Lei tutto sommato ha incassato con cortesia. Forse anche troppa, preferendo spesso occuparsi più dei colori del suo abbigliamento consigliati o prescritti da una esperta professionale di moda, che la fa forse elitaria più del dovuto o dell’opportuno in un partito che pure proviene dal Pci e dalla sinistra democristiana, più cespugli vari. Si è risparmiata, almeno sinora, il botto di uno sfogo cui forse non avrebbe saputo resistere neppure un professionista della politica. Si è risparmiata, cioè, di rinfacciare ai suoi critici di averla eletta al Nazareno, o di averla lasciata eleggere con le votazioni finali aperte anche ai non iscritti, ma iscritti ed elettori di altri partiti, a cominciare dagli allora ancora grillini, proprio per aprire a Conte. Che dopo la sconfitta della sinistra nelle elezioni politiche generali di tre anni fa, aveva condizionato la ripresa dei rapporti col Pd ad un cambiamento “radicale” – ripeto, radicale – della sua leadership.
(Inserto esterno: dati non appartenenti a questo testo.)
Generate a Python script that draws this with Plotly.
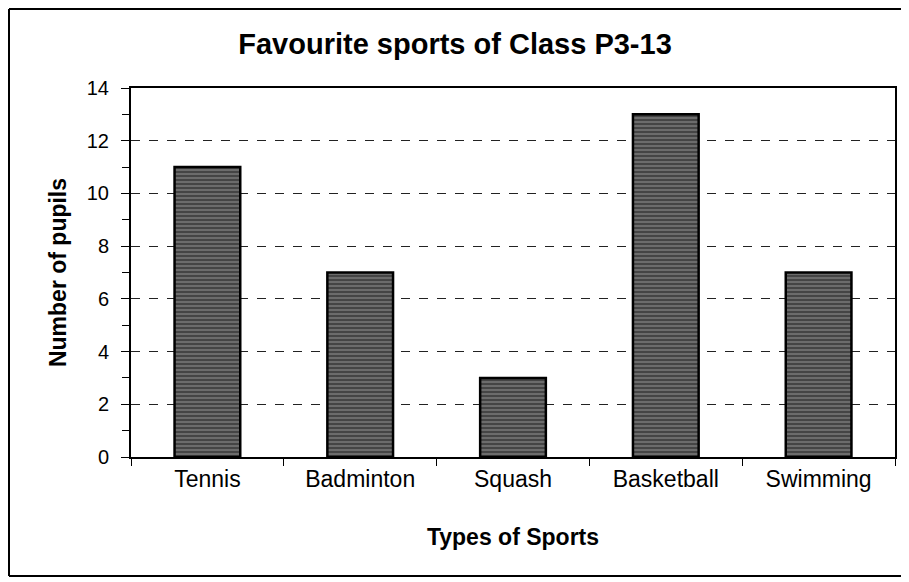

Fu quello il brodo, diciamo così, nel quale maturarono la candidatura prima e l’elezione poi della Schlein con i suoi tre passaporti e le loro custodie nella borsa che indossa con le sue giacche, camicette e pantaloni. Mai a vederla una volta in gonna.

Si dice, sempre nel suo partito facendo un po’ da sponda alla maggioranza di centrodestra, che la Schlein abbia inseguito Conte tanto da scavalcarlo. E da confondersi anche con la Cgil di Maurizio Landini, sino a sposarne il referendum abrogativo, e morto di astensionismo, del cosiddetto Jobs Act prodotto ai tempi di Matteo Renzi segretario del Pd e insieme presidente del Consiglio.

Se questo è vero, com’è vero, è vero anche che, poco importa se a caso o apposta, nella concorrenza con la Schlein scalando Palazzo Chigi il Conte delle 5 Stelle, il Conte in versione Eraclito, il filosofo dell’antichità più famoso per l’oscuro nel quale ragionava, ha ripiegato non al centro ma a destra addirittura. Lo ha fatto assumendone preoccupazioni, proposte e ostilità nei campi non certo secondari della sicurezza e del fisco, lasciando per esempio il cerino della tassa patrimoniale per fare piangere i ricchi fra le dita lunghe e sottili della Schlein. Bacchettata per questo anche dall’ospite elettorale del Pd più famoso e stagionato che è il senatore quasi a vita Pier Ferdinando Casini.